Le centre en question se trouve dans la clinique du docteur Dong, qui collabore avec l’Hôpital de La Tour, et où travaillent six médecins chinois et suisses dans une approche intégrative. La nouveauté est la reconnaissance officielle d’une plateforme en Suisse destinée à stimuler les échanges scientifiques, la formation, la recherche et l’enseignement des meilleures pratiques de médecine chinoise en complémentarité à la médecine occidentale.

Partenaires chinois

«La médecine traditionnelle chinoise a fait ses preuves, explique le professeur François Pralong, médecin-chef du centre d’endocrinologie, diabétologie et obésité de l’Hôpital de La Tour, qui s’est récemment rendu en Chine. Il est temps de travailler ensemble, d’articuler nos deux approches, de trouver un équilibre entre notre démarche scientifique et leur approche de la phytothérapie.» Traitement de la douleur, de l’anxiété, de l’infertilité, de l’obésité, les domaines sont nombreux où la médecine chinoise peut se révéler efficace là où la médecine occidentale a ses limites.

Les Hôpitaux universitaires de Genève (HUG) se montrent intéressés par l’expérience. Côté chinois, l’Université du Shaanxi et l’hôpital de Shenzhen sont partenaires. Le gouvernement central financera à hauteur de 1 million de yuans (environ 150 000 francs) par an des formations ou des cours. «Nous allons soutenir ce centre pour une meilleure diffusion de notre médecine à Genève et en Suisse», a expliqué lors de l’inauguration la professeure Yu Yanhong, dirigeante de l’administration d’Etat en charge de la médecine traditionnelle, qui a fait le déplacement de Pékin accompagnée d’une vingtaine de responsables de la santé.

La médecine traditionnelle chinoise a fait ses preuves. Il est temps de travailler ensemble, de trouver un équilibre entre notre démarche scientifique et leur approche de la phytothérapie

François Pralong, médecin-chef à l’Hôpital de La Tour

Lors de son passage à Genève, en janvier 2017, Xi Jinping a offert une statuette en bronze d’un mannequin pour les points d’acupuncture à l’OMS, où elle est exposée, attestant de l’importance qu’accorde Pékin à sa médecine et à sa diffusion. Inscrite au patrimoine immatériel de l’Unesco depuis 2011, «l’acupuncture est la carte de visite de la médecine chinoise», a déclaré à Meyrin Liu Baoyan, le président de la Fédération mondiale des associations d’acupuncture. Les autorités chinoises soutiennent déjà huit projets de centre de coopération à travers le monde.

Standards de formation

Il n’y a pas que Pékin qui veut profiter du retour d’image positif qu’offre l’acupuncture. Le maire de Meyrin, Pierre-Alain Tschudi, se félicite du développement de ce projet, installé au cœur de sa cité dans le grand centre commercial et qui reflète le «multiculturalisme» de ses administrés. Il verrait bien sa commune accueillir un pôle de santé.
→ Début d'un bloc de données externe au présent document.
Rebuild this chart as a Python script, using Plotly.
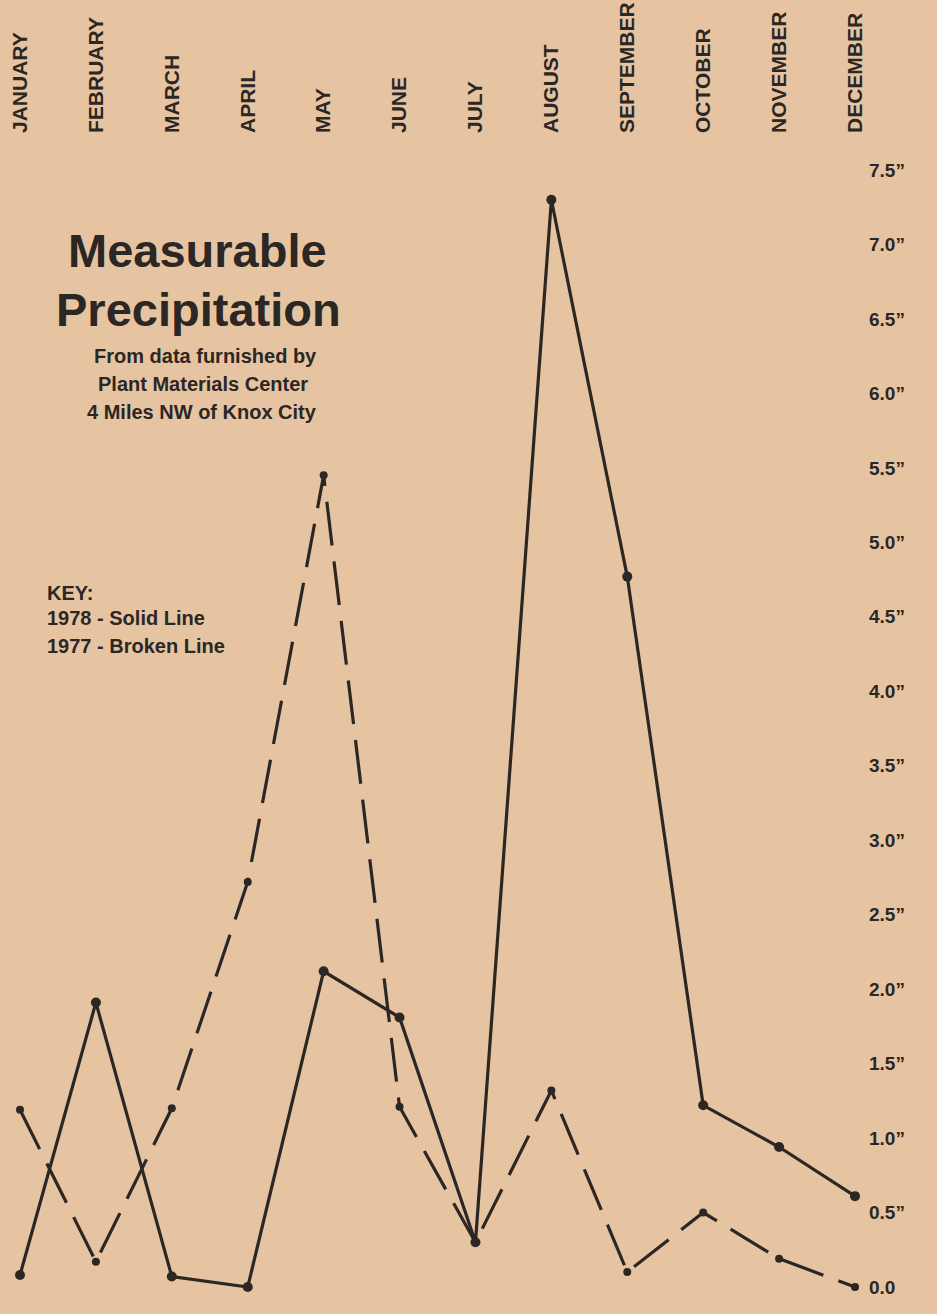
import plotly.graph_objects as go

months = ["JANUARY", "FEBRUARY", "MARCH", "APRIL", "MAY", "JUNE", "JULY",
          "AUGUST", "SEPTEMBER", "OCTOBER", "NOVEMBER", "DECEMBER"]
precip_1978 = [0.08, 1.91, 0.07, 0.0, 2.12, 1.81, 0.30, 7.30, 4.77, 1.22, 0.94, 0.61]
precip_1977 = [1.19, 0.17, 1.20, 2.72, 5.45, 1.21, 0.30, 1.32, 0.10, 0.50, 0.19, 0.0]
y_ticks = [0.0, 0.5, 1.0, 1.5, 2.0, 2.5, 3.0, 3.5, 4.0, 4.5, 5.0, 5.5, 6.0, 6.5, 7.0, 7.5]
y_ticktext = ["0.0"] + [f"{v:.1f}\u201d" for v in y_ticks[1:]]

INK = "#2b2724"
BG = "#e7c4a1"
FONT = "Liberation Sans, Arial, sans-serif"

W, H = 937, 1314
ML, MR, MT, MB = 0, 75, 140, 9
PW, PH = W - ML - MR, H - MT - MB

def px(x):
    return (x - ML) / PW

def py(y):
    return (H - MB - y) / PH

xs = list(range(len(months)))

fig = go.Figure()
fig.add_trace(go.Scatter(
    x=xs, y=precip_1977, mode="lines+markers", name="1977",
    line=dict(color=INK, width=3.2, dash="44px,16px"),
    marker=dict(color=INK, size=8),
))
fig.add_trace(go.Scatter(
    x=xs, y=precip_1978, mode="lines+markers", name="1978",
    line=dict(color=INK, width=3.2),
    marker=dict(color=INK, size=10),
))

annos = []
def txt(text, x, y, size, xanchor="center"):
    annos.append(dict(text=text, x=px(x), y=py(y), xref="paper", yref="paper",
                      xanchor=xanchor, yanchor="middle", showarrow=False,
                      font=dict(family=FONT, size=size, color=INK)))

txt("<b>Measurable</b>", 197, 250, 47)
txt("<b>Precipitation</b>", 198, 309, 47)
txt("<b>From data furnished by</b>", 205, 356, 20)
txt("<b>Plant Materials Center</b>", 203, 384, 20)
txt("<b>4 Miles NW of Knox City</b>", 202, 412, 20)
txt("<b>KEY:</b>", 45, 593, 20, "left")
txt("<b>1978 - Solid Line</b>", 45, 618, 20, "left")
txt("<b>1977 - Broken Line</b>", 45, 646, 20, "left")

fig.update_layout(
    width=W, height=H,
    margin=dict(l=ML, r=MR, t=MT, b=MB),
    paper_bgcolor=BG, plot_bgcolor=BG,
    showlegend=False,
    annotations=annos,
    font=dict(family=FONT, color=INK),
    xaxis=dict(
        range=[-20 / 75.9, 11 + 7 / 75.9],
        side="top", tickmode="array", tickvals=xs,
        ticktext=[f"<b>{m}</b>" for m in months],
        tickangle=-90, tickfont=dict(size=21, family=FONT, color=INK),
        showgrid=False, zeroline=False, showline=False, ticks="",
        ticklabelstandoff=6,
    ),
    yaxis=dict(
        range=[-18 / 148.9, 7.5 + 30 / 148.9],
        side="right", tickmode="array", tickvals=y_ticks,
        ticktext=[f"<b>{t}</b>" for t in y_ticktext],
        tickfont=dict(size=19, family=FONT, color=INK),
        showgrid=False, zeroline=False, showline=False, ticks="",
        ticklabelstandoff=6,
    ),
)

fig.write_html(
    "out.html",
    config={"displayModeBar": False},
    post_script=(
        "document.body.style.margin='0';"
        "document.body.style.padding='0';"
        "document.body.style.overflow='hidden';"
        f"document.body.style.background='{BG}';"
    ),
)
«Je pense que ce sera un vrai lieu d’échange grâce au Dr Dong, explique Marc Petitpierre, membre de l’Association romande des médecins acupuncteurs, une organisation créée en 1978. Le médecin généraliste souligne que «l’acupuncture médicale occidentale s’éloigne petit à petit de l’acupuncture traditionnelle chinoise» et la nécessité d’instaurer un dialogue non seulement entre médecine traditionnelle chinoise et médecine occidentale, mais entre deux pratiques de l’acupuncture. Un millier de médecins environ pratiquent aujourd’hui l’acupuncture en Suisse dont 120 en Suisse romande, au bénéfice de formations en Suisse ou en Chine.

Lire aussi: Les médecines alternatives à l’assaut des hôpitaux

«Pour l’heure l’acupuncture n’est pas enseignée dans les universités suisses, explique le docteur Dong Hongguang, qui officie par ailleurs comme consultant aux HUG, mais dans le cadre de la formation continue des médecins. L’idée est aussi de promouvoir des standards de formation en collaboration avec des universités en Chine, de créer des ponts.»